_Task objective_: Give back the entire listing verbatim.

_Material provided_:

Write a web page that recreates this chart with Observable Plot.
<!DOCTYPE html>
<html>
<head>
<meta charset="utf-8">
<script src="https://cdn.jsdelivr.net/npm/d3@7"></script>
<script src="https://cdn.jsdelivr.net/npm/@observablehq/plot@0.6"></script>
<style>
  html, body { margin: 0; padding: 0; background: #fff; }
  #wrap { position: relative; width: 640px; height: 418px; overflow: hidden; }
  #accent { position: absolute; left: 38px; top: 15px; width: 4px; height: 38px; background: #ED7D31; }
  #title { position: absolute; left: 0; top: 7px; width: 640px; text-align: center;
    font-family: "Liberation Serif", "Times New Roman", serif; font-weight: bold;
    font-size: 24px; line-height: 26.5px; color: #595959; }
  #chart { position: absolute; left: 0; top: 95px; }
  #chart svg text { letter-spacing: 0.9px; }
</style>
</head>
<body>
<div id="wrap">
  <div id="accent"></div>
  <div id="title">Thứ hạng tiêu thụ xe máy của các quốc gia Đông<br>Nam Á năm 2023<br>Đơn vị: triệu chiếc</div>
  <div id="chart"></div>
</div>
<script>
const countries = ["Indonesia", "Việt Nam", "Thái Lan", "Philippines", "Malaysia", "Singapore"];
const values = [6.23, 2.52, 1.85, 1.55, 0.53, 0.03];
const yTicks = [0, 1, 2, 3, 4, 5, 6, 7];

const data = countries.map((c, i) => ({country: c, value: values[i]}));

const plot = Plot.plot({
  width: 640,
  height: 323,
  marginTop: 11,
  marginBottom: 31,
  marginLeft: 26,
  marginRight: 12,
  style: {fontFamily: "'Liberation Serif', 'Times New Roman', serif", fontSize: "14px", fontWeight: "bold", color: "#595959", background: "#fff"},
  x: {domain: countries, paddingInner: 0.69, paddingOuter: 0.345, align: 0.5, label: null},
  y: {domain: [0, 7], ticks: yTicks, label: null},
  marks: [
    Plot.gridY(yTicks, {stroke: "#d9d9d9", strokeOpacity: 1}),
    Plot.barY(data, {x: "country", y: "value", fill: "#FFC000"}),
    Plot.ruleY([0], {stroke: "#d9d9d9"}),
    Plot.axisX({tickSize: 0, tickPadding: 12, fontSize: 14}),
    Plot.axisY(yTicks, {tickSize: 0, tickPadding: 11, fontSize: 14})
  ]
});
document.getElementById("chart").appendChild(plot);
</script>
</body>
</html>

_Correct response_:
Write a web page that recreates this chart with Observable Plot.
<!DOCTYPE html>
<html>
<head>
<meta charset="utf-8">
<script src="https://cdn.jsdelivr.net/npm/d3@7"></script>
<script src="https://cdn.jsdelivr.net/npm/@observablehq/plot@0.6"></script>
<style>
  html, body { margin: 0; padding: 0; background: #fff; }
  #wrap { position: relative; width: 640px; height: 418px; overflow: hidden; }
  #accent { position: absolute; left: 38px; top: 15px; width: 4px; height: 38px; background: #ED7D31; }
  #title { position: absolute; left: 0; top: 7px; width: 640px; text-align: center;
    font-family: "Liberation Serif", "Times New Roman", serif; font-weight: bold;
    font-size: 24px; line-height: 26.5px; color: #595959; }
  #chart { position: absolute; left: 0; top: 95px; }
  #chart svg text { letter-spacing: 0.9px; }
</style>
</head>
<body>
<div id="wrap">
  <div id="accent"></div>
  <div id="title">Thứ hạng tiêu thụ xe máy của các quốc gia Đông<br>Nam Á năm 2023<br>Đơn vị: triệu chiếc</div>
  <div id="chart"></div>
</div>
<script>
const countries = ["Indonesia", "Việt Nam", "Thái Lan", "Philippines", "Malaysia", "Singapore"];
const values = [6.23, 2.52, 1.85, 1.55, 0.53, 0.03];
const yTicks = [0, 1, 2, 3, 4, 5, 6, 7];

const data = countries.map((c, i) => ({country: c, value: values[i]}));

const plot = Plot.plot({
  width: 640,
  height: 323,
  marginTop: 11,
  marginBottom: 31,
  marginLeft: 26,
  marginRight: 12,
  style: {fontFamily: "'Liberation Serif', 'Times New Roman', serif", fontSize: "14px", fontWeight: "bold", color: "#595959", background: "#fff"},
  x: {domain: countries, paddingInner: 0.69, paddingOuter: 0.345, align: 0.5, label: null},
  y: {domain: [0, 7], ticks: yTicks, label: null},
  marks: [
    Plot.gridY(yTicks, {stroke: "#d9d9d9", strokeOpacity: 1}),
    Plot.barY(data, {x: "country", y: "value", fill: "#FFC000"}),
    Plot.ruleY([0], {stroke: "#d9d9d9"}),
    Plot.axisX({tickSize: 0, tickPadding: 12, fontSize: 14}),
    Plot.axisY(yTicks, {tickSize: 0, tickPadding: 11, fontSize: 14})
  ]
});
document.getElementById("chart").appendChild(plot);
</script>
</body>
</html>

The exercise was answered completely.